Football is the most played, followed and loved of all sports. Its universal character and media impact make it an ideal vehicle for our shared values. Nonetheless, this magnificent sport is at the centre of a large number of scandals: doping, match-fixing, corruption and tax evasion. It is also at the heart of a complex ecosystem – in which several stakeholders from the sports, economic, media and political worlds interact – which is today heavily marked by financial excesses.
The flows of money generated by the marketing of broadcasting rights, sponsorships, transfers of champions and the fees they are paid, as well as those paid to their agents, are staggering.

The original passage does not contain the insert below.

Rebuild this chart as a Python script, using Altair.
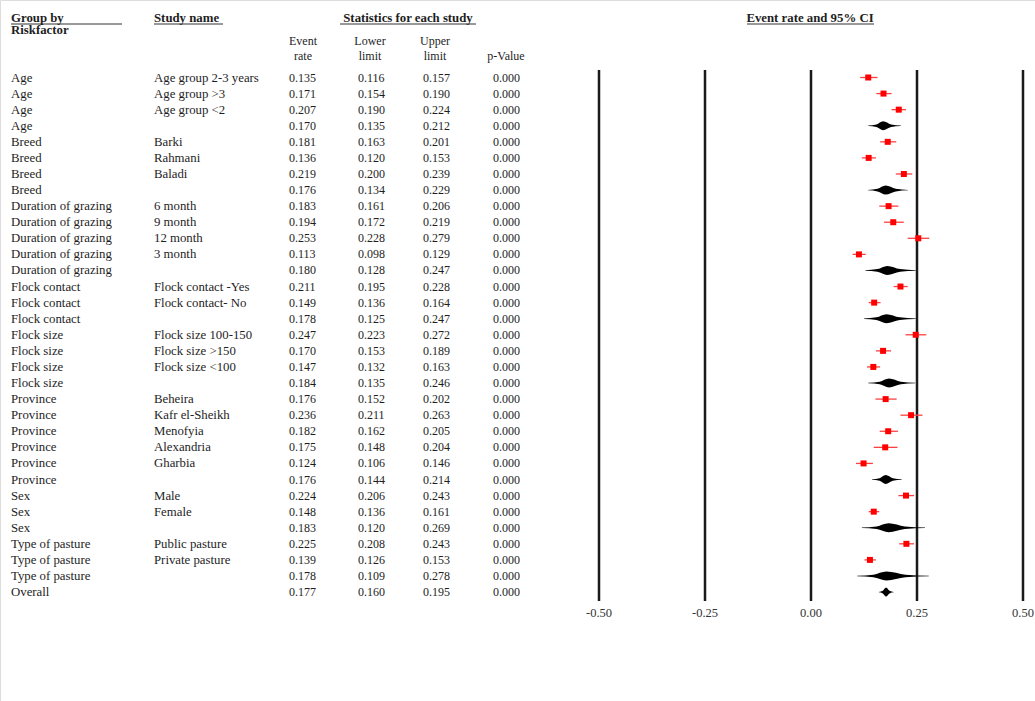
import altair as alt
import pandas as pd

groups = ["Age", "Age", "Age", "Age",
          "Breed", "Breed", "Breed", "Breed",
          "Duration of grazing", "Duration of grazing", "Duration of grazing", "Duration of grazing", "Duration of grazing",
          "Flock contact", "Flock contact", "Flock contact",
          "Flock size", "Flock size", "Flock size", "Flock size",
          "Province", "Province", "Province", "Province", "Province", "Province",
          "Sex", "Sex", "Sex",
          "Type of pasture", "Type of pasture", "Type of pasture",
          "Overall"]
studies = ["Age group 2-3 years", "Age group >3", "Age group <2", "",
           "Barki", "Rahmani", "Baladi", "",
           "6 month", "9 month", "12 month", "3 month", "",
           "Flock contact -Yes", "Flock contact- No", "",
           "Flock size 100-150", "Flock size >150", "Flock size <100", "",
           "Beheira", "Kafr el-Sheikh", "Menofyia", "Alexandria", "Gharbia", "",
           "Male", "Female", "",
           "Public pasture", "Private pasture", "",
           ""]
event = [0.135, 0.171, 0.207, 0.170,
         0.181, 0.136, 0.219, 0.176,
         0.183, 0.194, 0.253, 0.113, 0.180,
         0.211, 0.149, 0.178,
         0.247, 0.170, 0.147, 0.184,
         0.176, 0.236, 0.182, 0.175, 0.124, 0.176,
         0.224, 0.148, 0.183,
         0.225, 0.139, 0.178,
         0.177]
lower = [0.116, 0.154, 0.190, 0.135,
         0.163, 0.120, 0.200, 0.134,
         0.161, 0.172, 0.228, 0.098, 0.128,
         0.195, 0.136, 0.125,
         0.223, 0.153, 0.132, 0.135,
         0.152, 0.211, 0.162, 0.148, 0.106, 0.144,
         0.206, 0.136, 0.120,
         0.208, 0.126, 0.109,
         0.160]
upper = [0.157, 0.190, 0.224, 0.212,
         0.201, 0.153, 0.239, 0.229,
         0.206, 0.219, 0.279, 0.129, 0.247,
         0.228, 0.164, 0.247,
         0.272, 0.189, 0.163, 0.246,
         0.202, 0.263, 0.205, 0.204, 0.146, 0.214,
         0.243, 0.161, 0.269,
         0.243, 0.153, 0.278,
         0.195]
pvalues = ["0.000"] * 33

tick_values = [-0.50, -0.25, 0.00, 0.25, 0.50]
tick_labels = ["-0.50", "-0.25", "0.00", "0.25", "0.50"]

FONT = "Liberation Serif"
FS_TXT = 12.8
FS_NUM = 12
TXT_COLOR = "#1e1e1e"

rows = pd.DataFrame({
    "row": list(range(len(groups))),
    "group": groups,
    "study": studies,
    "event": event,
    "lower": lower,
    "upper": upper,
    "p": pvalues,
})
rows["summary"] = rows["study"] == ""
studies_df = rows[~rows["summary"]]
summ_df = rows[rows["summary"]]

# diamond outline (concave diamond) built from summary rows
H = 0.28
dpts = []
for _, r in summ_df.iterrows():
    lo, ev, up, rw = r["lower"], r["event"], r["upper"], r["row"]
    for frac_x, frac_h in [(0.0, 0.04), (0.55, 0.3)]:
        x = lo + frac_x * (ev - lo)
        dpts.append({"row": rw, "x": x, "ylo": rw - frac_h * H, "yhi": rw + frac_h * H})
    dpts.append({"row": rw, "x": ev, "ylo": rw - H, "yhi": rw + H})
    for frac_x, frac_h in [(0.55, 0.3), (0.0, 0.04)]:
        x = up - frac_x * (up - ev)
        dpts.append({"row": rw, "x": x, "ylo": rw - frac_h * H, "yhi": rw + frac_h * H})
diam_df = pd.DataFrame(dpts)

ticks_df = pd.DataFrame({"v": tick_values, "lab": tick_labels})

xs = alt.Scale(domain=[-811 / 424, (1035 - 811) / 424], nice=False, zero=False)
ys = alt.Scale(domain=[-77.5 / 16.08, (701 - 77.5) / 16.08], nice=False, zero=False, reverse=True)
Y = alt.Y("row:Q", scale=ys, axis=None)

def col_text(field, px, fmt=None, size=FS_TXT):
    enc = dict(x=alt.value(px), y=Y)
    if fmt:
        enc["text"] = alt.Text(f"{field}:Q", format=fmt)
    else:
        enc["text"] = alt.Text(f"{field}:N")
    return alt.Chart(rows).mark_text(font=FONT, fontSize=size, align="left", baseline="middle",
                                     color=TXT_COLOR).encode(**enc)

table = [
    col_text("group", 11),
    col_text("study", 154),
    col_text("event", 289, ".3f", FS_NUM),
    col_text("lower", 358, ".3f", FS_NUM),
    col_text("upper", 423, ".3f", FS_NUM),
    col_text("p", 493, None, FS_NUM),
]

# header texts
hdr = pd.DataFrame({
    "t": ["Group by", "Riskfactor", "Study name", "Statistics for each study",
          "Event", "rate", "Lower", "limit", "Upper", "limit", "p-Value",
          "Event rate and 95% CI"],
    "px": [11, 11, 154, 408, 303, 303, 370, 370, 435, 435, 506, 810],
    "py": [18, 30, 18, 18, 41, 56, 41, 56, 41, 56, 56, 18],
    "bold": [True, True, True, True, False, False, False, False, False, False, False, True],
    "al": ["left", "left", "left", "center", "center", "center", "center", "center", "center", "center", "center", "center"],
})
headers = []
for al in ["left", "center"]:
    for b in [True, False]:
        d = hdr[(hdr["al"] == al) & (hdr["bold"] == b)]
        if len(d) == 0:
            continue
        headers.append(
            alt.Chart(d).mark_text(font=FONT, fontSize=FS_TXT if b else FS_NUM, align=al, baseline="middle",
                                   fontWeight="bold" if b else "normal", color=TXT_COLOR)
            .encode(x=alt.X("px:Q", scale=None), y=alt.Y("py:Q", scale=None), text="t:N")
        )

ul = pd.DataFrame({"x1": [11, 154, 340, 747], "x2": [122, 223, 476, 874], "y": [24, 24, 24, 24]})
underlines = alt.Chart(ul).mark_rule(color="#333333", strokeWidth=1).encode(
    x=alt.X("x1:Q", scale=None), x2="x2:Q", y=alt.Y("y:Q", scale=None))

X = alt.X("v:Q", scale=xs, axis=None)
vlines = alt.Chart(ticks_df).mark_rule(color="#1a1a1a", strokeWidth=2.5).encode(
    x=X, y=alt.value(70), y2=alt.value(601))
tlabels = alt.Chart(ticks_df).mark_text(font=FONT, fontSize=12.5, baseline="middle", align="center",
                                        color="#333333").encode(
    x=X, y=alt.value(613), text="lab:N")

ci = alt.Chart(studies_df).mark_rule(color="#ff4040", strokeWidth=1.3).encode(
    x=alt.X("lower:Q", scale=xs, axis=None), x2="upper:Q", y=Y)
pts = alt.Chart(studies_df).mark_point(shape="square", filled=True, color="#ff0000", size=36, opacity=1).encode(
    x=alt.X("event:Q", scale=xs, axis=None), y=Y)
diamonds = alt.Chart(diam_df).mark_area(orient="vertical", color="#000000", interpolate="monotone").encode(
    x=alt.X("x:Q", scale=xs, axis=None),
    y=alt.Y("ylo:Q", scale=ys, axis=None),
    y2="yhi:Q",
    detail="row:N",
)

chart = alt.layer(
    vlines, tlabels, ci, pts, diamonds, *table, *headers, underlines
).properties(
    width=1035, height=701,
    autosize=alt.AutoSizeParams(type="none"),
    padding=0,
).configure_view(stroke=None).configure(background="white")

chart.save("out.html", embed_options={"renderer": "svg", "actions": False})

And this is just the tip of a complex economic and financial network that includes not only club ownership, merchandising and marketing of sports products, sports betting and ticket sales, but also infrastructure costs and other costs relating to the organisation of sports events, borne by the public authorities.
The excesses we are witnessing are socially unacceptable and the efforts made by the public authorities appear to benefit only a few privileged actors. Dangerous links are established between sport, the business world and politics. There are growing inequalities between players, clubs, leagues and national associations, between the football elite and all the others. Sensitive questions are raised regarding financial fair-play, player ownership, caps on their salaries, but also their social rights.
The Parliamentary Assembly must continue its work and, together with its partners in the football world, identify measures which could help restore a balance between the safeguarding of legitimate particular interests and the safeguarding of sports values and the general interest.